Nous sommes à Ellis Island, auprès de John Mitchell, responsable du site, à quelques jours de sa fermeture. Et celui-ci, en rangeant ses derniers papiers, en faisant une fois de plus le tour de ces bâtiments où il a vécu toute sa vie, se livre aux souvenirs. Il écrit un journal posthume des lieux - et de sa propre vie, si attachée au lieu qu'elle ne semble pouvoir continuer loin de lui.
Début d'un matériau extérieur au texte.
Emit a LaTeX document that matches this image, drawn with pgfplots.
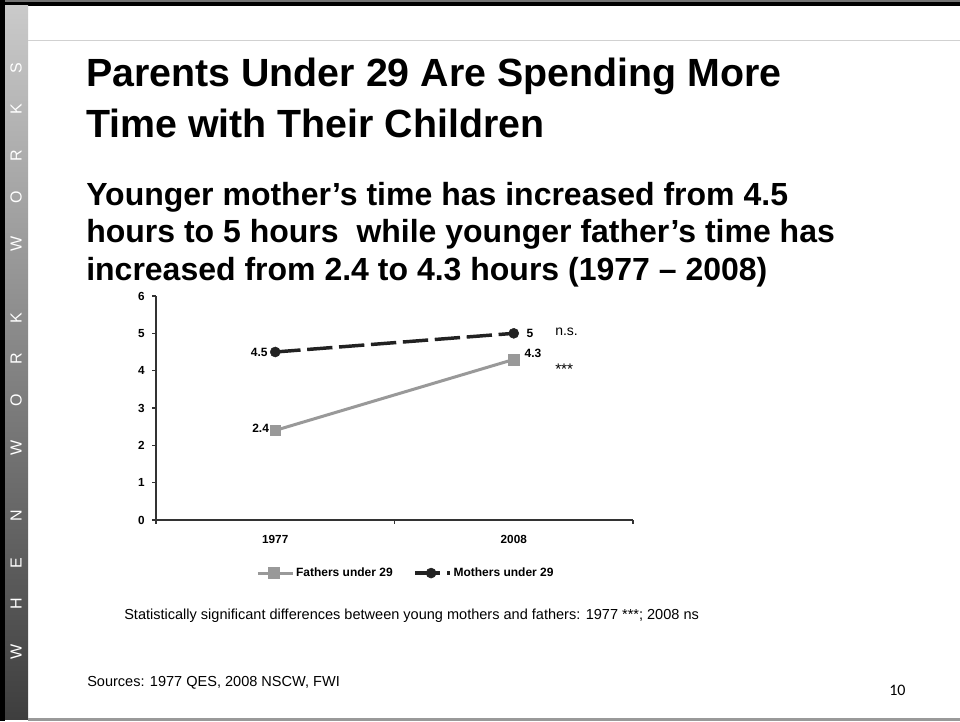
\documentclass[border=0pt]{standalone}
\usepackage{fontspec}
\setmainfont{Liberation Sans}
\newfontfamily\calibri{Carlito}
\usepackage{pgfplots}
\pgfplotsset{compat=1.18}
\definecolor{father}{HTML}{999999}
\definecolor{mother}{HTML}{222222}
\definecolor{barTop}{HTML}{CACACA}
\definecolor{barBot}{HTML}{3E3E3E}
\begin{document}
\begin{tikzpicture}[x=0.75pt,y=0.75pt]
% slide background and frame (units: 1 = one slide pixel, y upwards)
\fill[white] (0,0) rectangle (960,721);
\useasboundingbox (0,0) rectangle (960,721);
\fill[black!55] (0,719) rectangle (960,721);
\fill[black] (0,715) rectangle (960,719);
\fill[black] (0,0) rectangle (5,721);
\shade[top color=barTop, bottom color=barBot] (5,2) rectangle (28,715);
\fill[black!40] (28,0) rectangle (960,3);
\draw[black!18, line width=0.75pt] (28,680) -- (960,680);
% vertical brand letters
\foreach \l/\yy in {S/68,K/109,R/156,O/197,W/244,K/318,R/359,O/400,W/448,N/516,E/563,H/604,W/652}
  \node[rotate=90, text=white, font=\fontsize{12}{14}\selectfont, inner sep=0pt] at (16,721-\yy) {\l};
% title and subtitle
\begin{scope}[every node/.style={anchor=base west, inner sep=0pt}]
\node[font=\fontsize{29.5}{36}\selectfont\bfseries] at (86,721-87) {Parents Under 29 Are Spending More};
\node[font=\fontsize{29.5}{36}\selectfont\bfseries] at (86,721-138) {Time with Their Children};
\node[font=\fontsize{24}{28}\selectfont\bfseries] at (86,721-206) {Younger mother’s time has increased from 4.5};
\node[font=\fontsize{24}{28}\selectfont\bfseries] at (86,721-243) {hours to 5 hours\ \ while younger father’s time has};
\node[font=\fontsize{24}{28}\selectfont\bfseries] at (86,721-281) {increased from 2.4 to 4.3 hours (1977 – 2008)};
\node[font=\fontsize{10.9}{13}\selectfont] at (124,721-620) {Statistically significant differences between young mothers and fathers: 1977 ***; 2008 ns};
\node[font=\fontsize{10.9}{13}\selectfont] at (87,721-686) {Sources: 1977 QES, 2008 NSCW, FWI};
\node[font=\fontsize{12}{14}\selectfont\calibri] at (889,721-695) {10};
\end{scope}
% chart
\begin{axis}[
  at={(117pt,150.75pt)}, anchor=south west,
  width=357.75pt, height=168pt, scale only axis,
  xmin=0, xmax=2, ymin=0, ymax=6,
  clip=false,
  axis lines*=left,
  axis line style={draw=black!80, line width=1pt},
  xtick={0,1,2}, xticklabels={},
  extra x ticks={0.5,1.5}, extra x tick labels={1977,2008},
  extra x tick style={major tick length=0pt},
  ytick={0,1,2,3,4,5,6},
  tick align=outside, major tick length=3pt,
  tick style={draw=black!80, line width=0.8pt},
  /pgf/number format/assume math mode=true,
  ticklabel style={font=\fontsize{8.8}{10}\selectfont\bfseries},
  xticklabel style={yshift=-8pt},
  yticklabel style={xshift=-2pt},
  legend style={at={(0.524,-0.237)}, anchor=center, draw=none, fill=none,
    font=\fontsize{9}{10}\selectfont\bfseries, legend columns=2,
    /tikz/every even column/.append style={column sep=14pt},
    nodes={inner sep=1.5pt}},
  legend image code/.code={\draw[mark repeat=2,mark phase=2,#1]
    plot coordinates {(0pt,0pt) (12pt,0pt) (26pt,0pt)};},
]
\addplot[color=father, line width=2.25pt, mark=square*, mark size=4pt,
  mark options={solid, line width=0.4pt}] coordinates {(0.5,2.4) (1.5,4.3)};
\addplot[color=mother, line width=2.6pt, dash pattern=on 19pt off 5pt, mark=*, mark size=3.75pt,
  mark options={solid, line width=0.4pt}] coordinates {(0.5,4.5) (1.5,5)};
\legend{Fathers under 29, Mothers under 29}
% value labels and significance marks
\begin{scope}[every node/.style={font=\fontsize{9}{10}\selectfont\bfseries, inner sep=0pt}]
\node[anchor=east] at ([xshift=-5.5pt]axis cs:0.5,4.5) {4.5};
\node[anchor=east] at ([xshift=-4.5pt, yshift=1.5pt]axis cs:0.5,2.4) {2.4};
\node[anchor=west] at ([xshift=9.5pt]axis cs:1.5,5) {5};
\node[anchor=west] at ([xshift=8pt, yshift=4.5pt]axis cs:1.5,4.3) {4.3};
\end{scope}
\node[anchor=west, inner sep=0pt, font=\fontsize{10.5}{12}\selectfont] at (axis cs:1.673,5.03) {n.s.};
\node[anchor=west, inner sep=0pt, font=\fontsize{11.5}{12}\selectfont] at (axis cs:1.673,4.05) {***};
\end{axis}
\end{tikzpicture}
\end{document}
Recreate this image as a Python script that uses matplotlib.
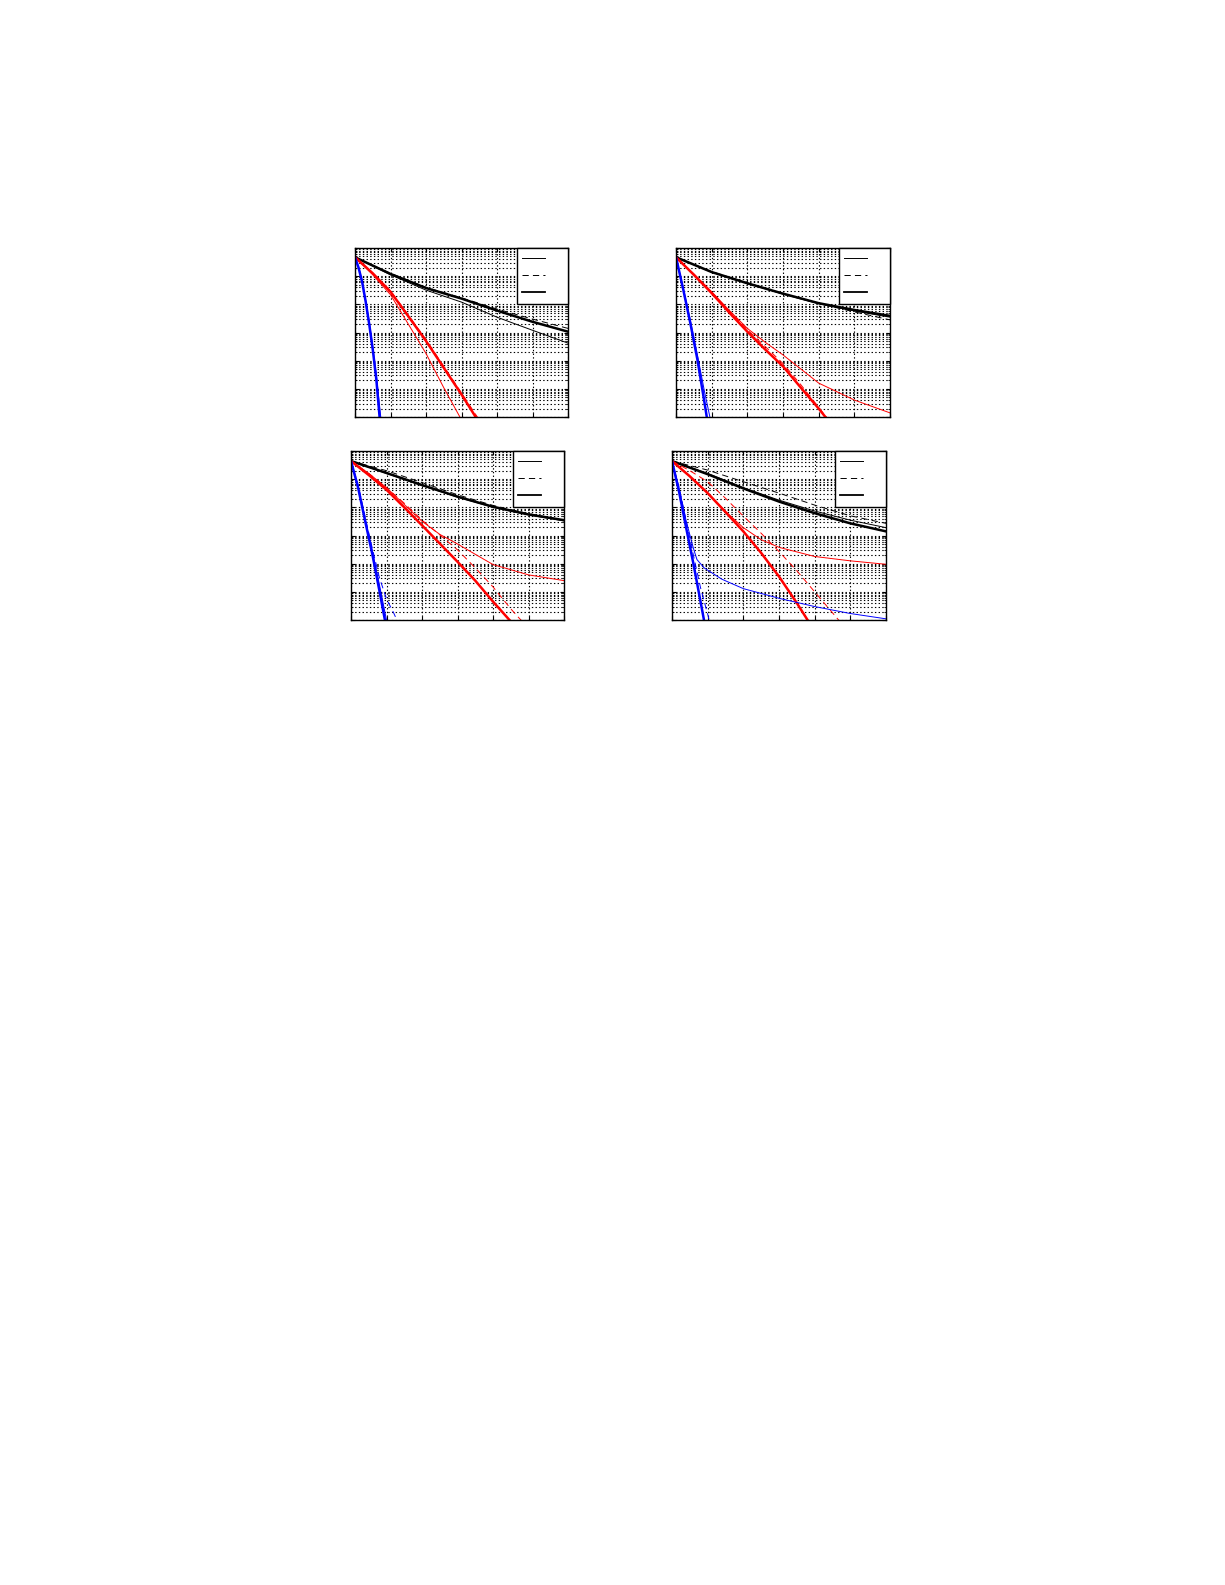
import matplotlib
matplotlib.use("Agg")
import matplotlib.pyplot as plt
from matplotlib.lines import Line2D

plt.rcParams['lines.scale_dashes'] = False
plt.rcParams['lines.dashed_pattern'] = [4.5, 3.0]

# x axis (SNR, dB) sample points
snr_black = [0, 5, 10, 15, 20, 25, 30]
snr_red = [0, 2.5, 5, 7.5, 10, 12.5, 15, 17.5]
snr_red_long = [0, 2.5, 5, 7.5, 10, 12.5, 15, 17.5, 20, 22.5]
snr_red_wide = [0, 2.5, 5, 7.5, 10, 12.5, 15, 17.5, 20, 22.5, 25]
snr_red_tail = [0, 2.5, 5, 7.5, 10, 12.5, 15, 20, 25, 30]
snr_blue_a = [0, 0.5, 1, 1.5, 2, 2.5, 3, 3.5, 4]
snr_blue = [0, 1, 2, 3, 4, 5]
snr_blue_b = [0, 1, 2, 3, 4, 4.5, 5]
snr_blue_long = [0, 1, 2, 3, 4, 5, 6, 7]
snr_blue_tail = [0, 1, 2, 3, 3.5, 4.5, 7, 10, 15, 20, 25, 30]

# panel (a)
a_black_thin = [4.7e-1, 1.12e-1, 3.2e-2, 1.2e-2, 3.5e-3, 1.2e-3, 4.2e-4]
a_black_dash = [4.7e-1, 1.26e-1, 4.0e-2, 1.7e-2, 6.8e-3, 3.0e-3, 1.4e-3]
a_black_thick = [4.7e-1, 1.2e-1, 3.8e-2, 1.6e-2, 6.0e-3, 2.4e-3, 1.07e-3]
a_red_thin = [4.7e-1, 1.12e-1, 2.2e-2, 2.0e-3, 1.8e-4, 1.1e-5, 7.9e-7]
a_red_dash = [4.7e-1, 1.3e-1, 3.0e-2, 4.2e-3, 5.6e-4, 6.3e-5, 7.1e-6, 7.9e-7]
a_red_thick = [4.7e-1, 1.26e-1, 2.8e-2, 3.8e-3, 5.0e-4, 5.6e-5, 6.3e-6, 6.3e-7]
a_blue_thin = [4.7e-1, 2.1e-1, 7.1e-2, 1.4e-2, 2.5e-3, 3.2e-4, 3.2e-5, 2.0e-6, 1.26e-7]
a_blue_thick = [4.7e-1, 2.0e-1, 6.3e-2, 1.26e-2, 2.0e-3, 2.5e-4, 2.2e-5, 7.9e-7, 1e-7]

# panel (b)
b_black_thin = [4.7e-1, 1.38e-1, 5.5e-2, 2.3e-2, 1.05e-2, 5.8e-3, 3.5e-3]
b_black_dash = [4.7e-1, 1.45e-1, 5.8e-2, 2.4e-2, 1.07e-2, 5.4e-3, 2.8e-3]
b_black_thick = [4.7e-1, 1.4e-1, 5.6e-2, 2.4e-2, 1.1e-2, 6.3e-3, 3.9e-3]
b_red_thin = [4.7e-1, 1.2e-1, 2.8e-2, 6.0e-3, 1.4e-3, 4.5e-4, 1.6e-4, 1.6e-5, 4.0e-6, 1.4e-6]
b_red_dash = [4.7e-1, 1.17e-1, 2.7e-2, 5.6e-3, 1.26e-3, 3.2e-4, 7.9e-5, 1.4e-5, 2.2e-6, 3.5e-7]
b_red_thick = [4.7e-1, 1.12e-1, 2.5e-2, 5.0e-3, 1.07e-3, 2.5e-4, 6.3e-5, 1.1e-5, 2.0e-6, 3.2e-7]
b_blue_thin = [4.7e-1, 4.0e-2, 2.8e-3, 1.6e-4, 7.9e-6, 2.0e-6, 5.0e-7]
b_blue_thick = [4.7e-1, 3.5e-2, 2.2e-3, 1.1e-4, 3.2e-6, 5.0e-7]

# panel (c)
c_black_thin = [4.4e-1, 1.6e-1, 5.9e-2, 2.3e-2, 1.0e-2, 5.4e-3, 3.3e-3]
c_black_dash = [4.4e-1, 2.0e-1, 7.6e-2, 2.8e-2, 1.17e-2, 6.0e-3, 3.5e-3]
c_black_thick = [4.4e-1, 1.66e-1, 6.2e-2, 2.4e-2, 1.05e-2, 5.6e-3, 3.5e-3]
c_red_thin = [4.4e-1, 1.6e-1, 5.0e-2, 1.26e-2, 3.2e-3, 1.1e-3, 5.0e-4, 9.3e-5, 4.0e-5, 2.5e-5]
c_red_dash = [4.4e-1, 1.6e-1, 5.0e-2, 1.4e-2, 3.5e-3, 1.05e-3, 3.1e-4, 7.1e-5, 1.5e-5, 2.5e-6, 5.0e-7]
c_red_thick = [4.4e-1, 1.4e-1, 4.2e-2, 1.0e-2, 2.3e-3, 5.2e-4, 1.17e-4, 2.5e-5, 4.5e-6, 8.9e-7, 2.0e-7]
c_blue_thin = [4.4e-1, 5.6e-2, 3.5e-3, 2.8e-4, 1.8e-5, 1.0e-6]
c_blue_dash = [4.4e-1, 6.3e-2, 4.5e-3, 3.5e-4, 3.2e-5, 5.6e-6, 1.8e-6, 5.0e-7]
c_blue_thick = [4.4e-1, 5.0e-2, 3.2e-3, 2.2e-4, 1.1e-5, 5.0e-7]

# panel (d)
d_black_thin = [4.4e-1, 1.6e-1, 5.0e-2, 1.8e-2, 7.4e-3, 3.5e-3, 1.9e-3]
d_black_dash = [4.4e-1, 2.1e-1, 8.1e-2, 3.2e-2, 1.2e-2, 5.0e-3, 2.7e-3]
d_black_thick = [4.4e-1, 1.5e-1, 4.7e-2, 1.6e-2, 6.2e-3, 2.7e-3, 1.4e-3]
d_red_thin = [4.4e-1, 1.26e-1, 3.2e-2, 7.1e-3, 1.9e-3, 7.1e-4, 3.8e-4, 1.8e-4, 1.26e-4, 9.5e-5]
d_red_dash = [4.4e-1, 2.0e-1, 8.1e-2, 2.1e-2, 4.9e-3, 1.2e-3, 2.7e-4, 5.6e-5, 1.0e-5, 1.8e-6, 3.2e-7]
d_red_thick = [4.4e-1, 1.26e-1, 3.2e-2, 6.8e-3, 1.4e-3, 2.4e-4, 3.5e-5, 4.0e-6, 4.0e-7]
d_blue_thin = [4.4e-1, 4.5e-2, 3.2e-3, 3.5e-4, 1.4e-4, 7.1e-5, 2.8e-5, 1.3e-5, 5.9e-6, 3.0e-6, 1.7e-6, 1.1e-6]
d_blue_dash = [4.4e-1, 5.0e-2, 3.2e-3, 2.0e-4, 1.4e-5, 1.6e-6, 1.6e-7]
d_blue_thick = [4.4e-1, 3.5e-2, 1.8e-3, 1.0e-4, 4.5e-6, 2.0e-7]

THIN = 0.7
THICK = 1.8

# (x, y, colour, linestyle, linewidth) per curve
panels = [
    [(snr_black, a_black_thin, 'black', '-', THIN),
     (snr_black, a_black_dash, 'black', '--', THIN),
     (snr_black, a_black_thick, 'black', '-', THICK),
     (snr_red[:7], a_red_thin, 'red', '-', THIN),
     (snr_red, a_red_dash, 'red', '--', THIN),
     (snr_red, a_red_thick, 'red', '-', THICK),
     (snr_blue_a, a_blue_thin, 'blue', '-', THIN),
     (snr_blue_a, a_blue_thick, 'blue', '-', THICK)],
    [(snr_black, b_black_thin, 'black', '-', THIN),
     (snr_black, b_black_dash, 'black', '--', THIN),
     (snr_black, b_black_thick, 'black', '-', THICK),
     (snr_red_tail, b_red_thin, 'red', '-', THIN),
     (snr_red_long, b_red_dash, 'red', '--', THIN),
     (snr_red_long, b_red_thick, 'red', '-', THICK),
     (snr_blue_b, b_blue_thin, 'blue', '-', THIN),
     (snr_blue_b[:6], b_blue_thick, 'blue', '-', THICK)],
    [(snr_black, c_black_thin, 'black', '-', THIN),
     (snr_black, c_black_dash, 'black', '--', THIN),
     (snr_black, c_black_thick, 'black', '-', THICK),
     (snr_red_tail, c_red_thin, 'red', '-', THIN),
     (snr_red_wide, c_red_dash, 'red', '--', THIN),
     (snr_red_wide, c_red_thick, 'red', '-', THICK),
     (snr_blue, c_blue_thin, 'blue', '-', THIN),
     (snr_blue_long, c_blue_dash, 'blue', '--', THIN),
     (snr_blue, c_blue_thick, 'blue', '-', THICK)],
    [(snr_black, d_black_thin, 'black', '-', THIN),
     (snr_black, d_black_dash, 'black', '--', THIN),
     (snr_black, d_black_thick, 'black', '-', THICK),
     (snr_red_tail, d_red_thin, 'red', '-', THIN),
     (snr_red_wide, d_red_dash, 'red', '--', THIN),
     (snr_red_wide[:9], d_red_thick, 'red', '-', THICK),
     (snr_blue_tail, d_blue_thin, 'blue', '-', THIN),
     (snr_blue_long[:7], d_blue_dash, 'blue', '--', THIN),
     (snr_blue, d_blue_thick, 'blue', '-', THICK)],
]

# axes boxes in figure pixels: left, top, right, bottom
W, H = 1225, 1585
boxes = [(355, 248, 568, 417), (676, 248, 890, 417),
         (351, 451, 564, 620), (672, 451, 886, 620)]

fig = plt.figure(figsize=(W / 100, H / 100), dpi=100)

for box, curves in zip(boxes, panels):
    l, t, r, b = box
    ax = fig.add_axes([l / W, 1 - b / H, (r - l) / W, (b - t) / H])
    for x, y, c, ls, lw in curves:
        ax.plot(x, y, color=c, linestyle=ls, linewidth=lw)
    ax.set_yscale('log')
    ax.set_xlim(0, 30)
    ax.set_ylim(1e-6, 1)
    ax.set_xticks([0, 5, 10, 15, 20, 25, 30])
    ax.grid(True, which='major', linestyle=':', color='black', linewidth=0.8)
    ax.grid(True, which='minor', axis='y', linestyle=':', color='black', linewidth=0.8)
    ax.tick_params(which='both', direction='in', top=True, right=True,
                   labelleft=False, labelbottom=False, length=3)
    ax.tick_params(which='minor', length=1.5)
    for s in ax.spines.values():
        s.set_linewidth(1.0)

    handles = [Line2D([], [], color='black', linestyle='-', linewidth=THIN),
               Line2D([], [], color='black', linestyle='--', linewidth=THIN),
               Line2D([], [], color='black', linestyle='-', linewidth=1.3)]
    leg = ax.legend(handles, ['', '', ''], loc='upper right', borderaxespad=0,
                    fontsize=8, handlelength=2.0, handletextpad=1.6,
                    labelspacing=0.65, borderpad=0.5, fancybox=False,
                    framealpha=1, edgecolor='black')
    leg.get_frame().set_linewidth(1.0)

fig.savefig('out.png', dpi=100, facecolor='white')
On croise des figures aimées, Liz, son épouse et son frère, des collègues de travail, des migrants anonymes, sauf une, la sombre Nella. 
C'est toute la vie de l'île qui jaillit sous sa plume : les foules anonymes et craintives, fatiguées et sales, les fonctionnaires qui les trient et les questionnent… Et John, dans sa tour d'ivoire, faisant tourner la machine américaine sans trop se mouiller. En oubliant parfois les singularités derrière la masse débarquée. Quelques rencontres plus particulières sortent du lot. Quelques noms et visages pour 45 ans de service.

Quelle plaisir de retrouver la plume précise et ciselée de l'auteure pour nous raconter cet homme, ce lieu, cet esprit des lieux entre histoire et imaginaire.